T-Mobile is playing from deep in the hole, though. It is the smallest of the four major wireless providers in the United States, and it hasn't offered any compelling edge to attract defectors from competing wireless networks. Sprint claims the "most reliable" 3G network. Verizon claims "biggest." AT&T claims "fastest." T-Mobile has Charles Barkley and Eric Clapton. Until now.

Businesses--particularly businesses interested in Windows Mobile smartphones and Windows 7-based netbooks--have good reason to look twice at T-Mobile. Aside from the HSPA+ network rollout announcement, T-Mobile has also unveiled a Dell Mini 10 netbook running Windows 7 Starter Edition, and revealed the highly-anticipated HTC HD2 smartphone.

Doing business with the smallest of the big boys has its advantages too. Being at the bottom of the wireless provider totem pole means that T-Mobile is more flexible, and tries harder. T-Mobile has some of the most generous and favorable pricing plans, and it ranks highest among the four major wireless providers for customer service.

Sprint and Verizon get to keep their titles for now. But, while its technically 3.5G, once T-Mobile gets the HSPA+ network implemented, it will capture the "fastest" 3G network crown from AT&T. Granted, it's more a marketing bragging right than anything else, but it's AT&T's primary claim to fame aside from being sole provider of the Apple iPhone.

For now, the only device capable of utilizing the HSPA+ network is T-Mobile's webConnect Rocket USB broadband modem.
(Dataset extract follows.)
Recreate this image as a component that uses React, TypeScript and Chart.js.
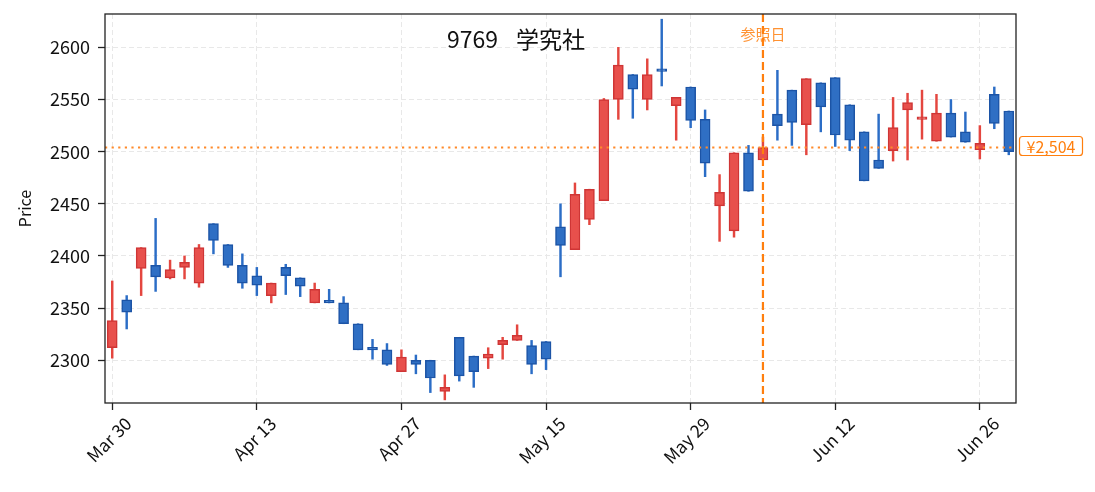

T-Mobile will continue to introduce devices capable of taking full advantage of the HSPA+ capabilities. However, even existing T-Mobile customers will notice improvements in 3G performance as a result of the network upgrades.

T-Mobile is not resting on its laurels or quietly accepting its fourth-place status. It was the first provider to partner with Google for the Nexus One, it is the first provider to deliver the HTC HD2, and now it will have a super-fast broadband network to back them up.

Businesses looking for a wireless provider--or considering a move from an existing wireless provider--should look seriously at what T-Mobile has to offer and examine some of the advantages that T-Mobile brings to the table.